-- Begin RECORDS SUPPLIED --

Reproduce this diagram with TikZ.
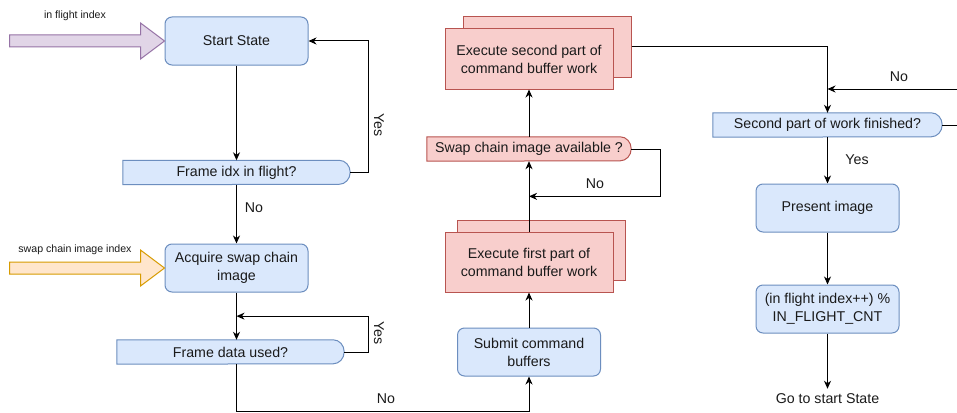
\documentclass[tikz,border=0pt]{standalone}
\usepackage{fontspec}
\setmainfont{Liberation Sans}
\usetikzlibrary{arrows.meta,calc,backgrounds}
\definecolor{bluefill}{HTML}{DAE8FC}
\definecolor{blueline}{HTML}{6C8EBF}
\definecolor{redfill}{HTML}{F8CECC}
\definecolor{redline}{HTML}{B85450}
\definecolor{purplefill}{HTML}{E1D5E7}
\definecolor{purpleline}{HTML}{9673A6}
\definecolor{orangefill}{HTML}{FFE6CC}
\definecolor{orangeline}{HTML}{D79B00}
\definecolor{ink}{HTML}{1A1A1A}

% decision box: square left end, rounded right end
\newcommand\decisionbox[3]{%
  \begin{pgfonlayer}{background}
    \draw[line width=1pt,fill=#2,draw=#3]
      (#1.north west) -- ([xshift=-11pt]#1.north east)
      arc[start angle=90,end angle=-90,x radius=11pt,y radius=12pt]
      -- (#1.south west) -- cycle;
  \end{pgfonlayer}}

\begin{document}
\begin{tikzpicture}[x=1pt,y=-1pt,
  txt/.style={text=ink,font=\fontsize{14.2}{18}\selectfont},
  small/.style={text=ink,font=\fontsize{10.6}{12}\selectfont},
  proc/.style={txt,draw=blueline,fill=bluefill,line width=1pt,rounded corners=7pt,
    minimum width=143pt,minimum height=48pt,inner sep=0pt,align=center},
  work/.style={txt,draw=redline,fill=redfill,line width=1pt,
    minimum width=168pt,minimum height=60pt,inner sep=0pt,align=center},
  dec/.style={txt,minimum height=24pt,inner sep=0pt},
  conn/.style={draw=black,line width=1pt,-{Stealth[length=8pt,width=7pt,inset=2.5pt]}},
  plain/.style={draw=black,line width=1pt},
  lbl/.style={txt}]

\begin{pgfonlayer}{background}
  \fill[white] (0,0) rectangle (957,412);
\end{pgfonlayer}
\useasboundingbox (0,0) rectangle (957,412);

% left column
\node[proc] (start) at (236.5,41) {Start State};
\node[dec,minimum width=227pt] (fidx) at (236.5,172.5) {Frame idx in flight?};
\decisionbox{fidx}{bluefill}{blueline}
\node[proc] (acq) at (236.5,268) {Acquire swap chain\\image};
\node[dec,minimum width=227pt] (fdata) at (230.5,352) {Frame data used?};
\decisionbox{fdata}{bluefill}{blueline}

% inputs
\draw[line width=1pt,fill=purplefill,draw=purpleline]
  (start.west) -- ++(-24,-18) -- ++(0,12) -- ++(-131,0) -- ++(0,12)
  -- ++(131,0) -- ++(0,12) -- cycle;
\node[small] (lblflight) at (75,16) {in flight index};
\draw[line width=1pt,fill=orangefill,draw=orangeline]
  (acq.west) -- ++(-24,-18) -- ++(0,12) -- ++(-131,0) -- ++(0,12)
  -- ++(131,0) -- ++(0,12) -- cycle;
\node[small] (lblswap) at (75,250) {swap chain image index};

% middle column
\node[proc] (submit) at (529,352) {Submit command\\buffers};
\node[work] (exec1b) at (541,250) {};
\node[work] (exec1) at (529,262) {Execute first part of\\command buffer work};
\node[dec,minimum width=204pt] (avail) at (529,149) {Swap chain image available ?};
\decisionbox{avail}{redfill}{redline}
\node[work] (exec2b) at (547,47) {};
\node[work] (exec2) at (529,59) {Execute second part of\\command buffer work};

% right column
\node[dec,minimum width=229pt] (sec) at (827.5,125) {Second part of work finished?};
\decisionbox{sec}{bluefill}{blueline}
\node[proc] (present) at (827.5,208) {Present image};
\node[proc] (inc) at (827.5,309) {(in flight index++) \%\\IN\_FLIGHT\_CNT};
\node[txt,inner sep=5pt] (goto) at (827.5,399) {Go to start State};
\coordinate (outA) at (957,125);
\coordinate (outB) at (957,89);

% connectors, left column
\draw[conn] (start.south) -- (fidx.north);
\draw[conn] (fidx.east) -- ++(18,0) |- (start.east);
\node[lbl,rotate=-90] at (379,125) {Yes};
\draw[conn] (fidx.south) -- (acq.north);
\node[lbl] at (254,208) {No};
\draw[conn] (acq.south) -- (acq.south |- fdata.north);
\draw[conn] (fdata.east) -- ++(24,0) |- ($(acq.south)!0.5!(acq.south |- fdata.north)$);
\node[lbl,rotate=-90] at (379,333) {Yes};
\draw[conn] (acq.south |- fdata.south) -- ++(0,47) -| (submit.south);
\node[lbl] at (386,399) {No};

% connectors, middle column
\draw[conn] (submit.north) -- (exec1.south);
\draw[conn] (exec1.north) -- (avail.south);
\draw[conn] (avail.east) -- ++(29,0) |- ($(exec1.north)!0.5!(avail.south)$);
\node[lbl] at (595,184) {No};
\draw[conn] (avail.north) -- (exec2.south);

% connectors, right column
\draw[conn] (exec2b.east) -| (sec.north);
\draw[plain] (sec.east) -- (outA);
\draw[conn] (outB) -- (sec.north |- outB);
\node[lbl] at (899,77) {No};
\draw[conn] (sec.south) -- (present.north);
\node[lbl] at (857,160) {Yes};
\draw[conn] (present.south) -- (inc.north);
\draw[conn] (inc.south) -- (goto.north);
\end{tikzpicture}
\end{document}
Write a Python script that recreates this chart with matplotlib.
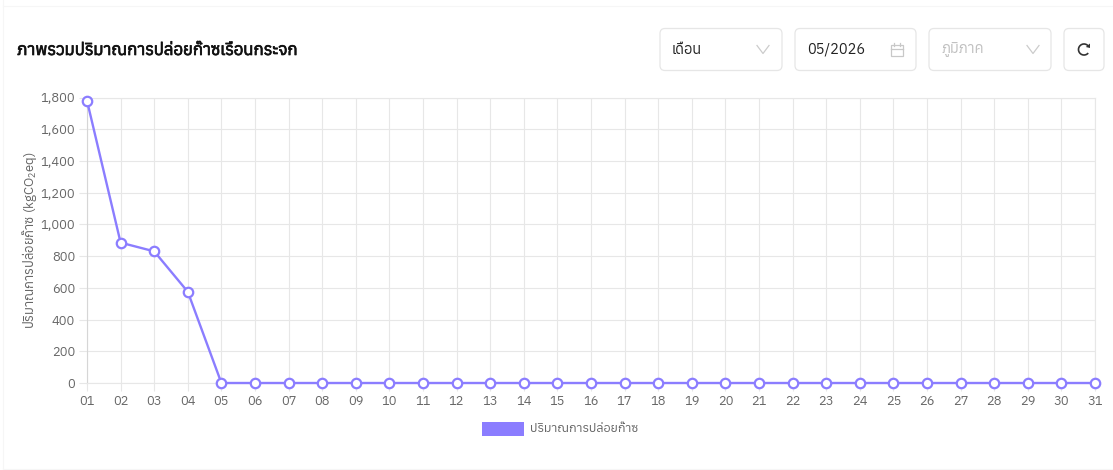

-- End RECORDS SUPPLIED --

**AIM**
Copy each line of the entries that includes the word "this".

**FINISHED EXERCISE**
Reproduce this diagram with TikZ.
Write a Python script that recreates this chart with matplotlib.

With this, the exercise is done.